In the imaging of 90Y for quantitative purposes with non-ToF generation GE Healthcare and Siemens scanners, measures of large areas of concentration (about 300 kBq/ml) can be expected, on average, to be within 9 % and 2 % of true values, respectively, but recovery of concentration measures in hot lesions (about 2,500 kBq/ml) can be expected to be inferior to imaging with their ToF counterparts, with average underestimates of −34 % and −27 %, respectively, for a 37-mm diameter object (see Table 5 for complete comparison). A different analysis method, such as a threshold-based VOI, may improve these RCs, but given the very noisy nature of the 90Y reconstructions this may also be affected by a spurious maximum value. This study suggests that with Siemens non-ToF scanners, data should not be acquired in ‘NETTRUES’ mode if correct quantification of 90Y is desired, and the most consistently accurate results were seen when using ‘PROMPTS-RANDOMS’ mode with two iterations and 21 subsets in combination with RR.

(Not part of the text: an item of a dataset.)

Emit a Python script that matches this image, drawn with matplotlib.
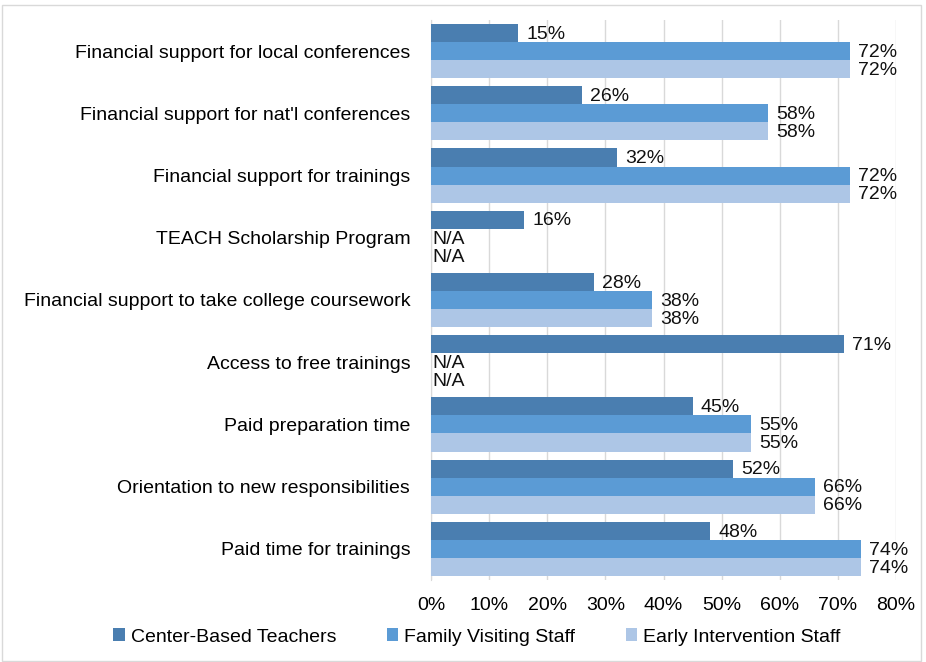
import matplotlib
matplotlib.use("Agg")
import matplotlib.pyplot as plt
from matplotlib.patches import Rectangle
import numpy as np

plt.rcParams['font.family'] = ['Liberation Sans', 'DejaVu Sans']

categories = [
    "Financial support for local conferences",
    "Financial support for nat'l conferences",
    "Financial support for trainings",
    "TEACH Scholarship Program",
    "Financial support to take college coursework",
    "Access to free trainings",
    "Paid preparation time",
    "Orientation to new responsibilities",
    "Paid time for trainings",
]
series_names = ["Center-Based Teachers", "Family Visiting Staff", "Early Intervention Staff"]
center_based = [15, 26, 32, 16, 28, 71, 45, 52, 48]
family_visiting = [72, 58, 72, None, 38, None, 55, 66, 74]
early_intervention = [72, 58, 72, None, 38, None, 55, 66, 74]
x_ticks = [0, 10, 20, 30, 40, 50, 60, 70, 80]

colors = ["#4A7EB0", "#5B9BD5", "#ADC6E6"]
FS = 14

fig = plt.figure(figsize=(9.26, 6.62), dpi=100)
ax = fig.add_axes([431/926, 1 - 580/662, (896-431)/926, (580-20)/662])

n = len(categories)
y = np.arange(n)
bh = 0.29
all_series = [center_based, family_visiting, early_intervention]
for i, (vals, col, name) in enumerate(zip(all_series, colors, series_names)):
    ypos = y + (i - 1) * bh
    v = [0 if a is None else a for a in vals]
    ax.barh(ypos, v, height=bh, color=col, label=name, zorder=3)
    for yy, a in zip(ypos, vals):
        if a is None:
            ax.text(0.3, yy + 0.02, "N/A", va='center', ha='left', fontsize=FS, color='#111111')
        else:
            ax.text(a + 1.4, yy + 0.02, f"{a}%", va='center', ha='left', fontsize=FS, color='#111111')

ax.set_ylim(n - 0.5, -0.5)
ax.set_xlim(0, 80)
ax.set_xticks(x_ticks)
ax.set_xticklabels([f"{t}%" for t in x_ticks], fontsize=FS)
ax.set_yticks(y)
ax.set_yticklabels(categories, fontsize=FS)
ax.tick_params(axis='both', length=0)
ax.tick_params(axis='y', pad=15)
ax.tick_params(axis='x', pad=12)
ax.xaxis.grid(True, color='#D9D9D9', linewidth=1, zorder=0)
ax.set_axisbelow(True)
for s in ['top', 'right', 'bottom']:
    ax.spines[s].set_visible(False)
ax.spines['left'].set_color('#D9D9D9')

leg = fig.legend(loc='center', bbox_to_anchor=(0.515, 1 - 637/662), ncol=3, frameon=False,
                 fontsize=FS, handlelength=0.6, handleheight=0.6, handletextpad=0.3,
                 columnspacing=2.6)

fig.patches.append(Rectangle((0.002, 0.002), 0.993, 0.991, transform=fig.transFigure,
                             fill=False, edgecolor='#D9D9D9', linewidth=1))

fig.savefig("out.png", dpi=100)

Table 5 Reconstruction parameters that provided most accurate quantification over the assessments performed in this investigation, and the expected accuracy and standard deviations associated with measures of warm background and hot spheres for each. All measures are based on the results from day-0 imaging, where phantom background and hot sphere concentration were about 300 kBq/ml and 2,500 kBq/ml, respectively

A ±10 % uncertainty can be expected on quantitative measures due to random noise in the acquisition and reconstruction process, which is approximately consistent in regions of non-zero background activity and hot spots (Table 3). Coupled with the uncertainty in the 90Y activity (±10 %) treated as the gold standard in this work, quantitative measures on ToF PET systems with the reconstructions discussed can be expected to produce acceptable estimates of activity and concentration in large homogeneous areas over a clinically realistic range of values. It should be expected that hot lesion quantification (and so absorbed dose estimates) may be underestimated with all current generation scanners to a consistent degree of 15 – 20 % for a 37-mm diameter object. Such underestimates may be improved with a different volume definition technique, as explored by Goedicke et al. [22]. Given the lack of significant improvement in warm and hot volume quantification with increased acquisition durations (Table 3), a 40-min acquisition is recommended in the clinical setting, acquired as two bed positions (20 min each) to avoid the area of interest (liver) imposing on the edges of the FoV where noise is greatest in the reconstructed data, and to avoid peaking of the scanner’s sensitivity profile.

Conclusion

In summary, current generation ToF PET scanners are capable of producing comparable quantification of 90Y over a large range of clinically realistic activity and concentration levels. In terms of quantitative accuracy of estimates and expected uncertainties for translation to clinical measures of absorbed dose, Table 5 shows the average errors and ranges of measures for those reconstructions that were found to be best, based on the data investigated in this work. Considering possible acceptance criteria for scanners acquiring data in a clinical trial setting, an achievable accuracy of concentration measures in large uniform regions of activity of 10 % (average) over a range of clinically realistic true concentrations (50 – 300 kBq/ml) may be considered suitable performance.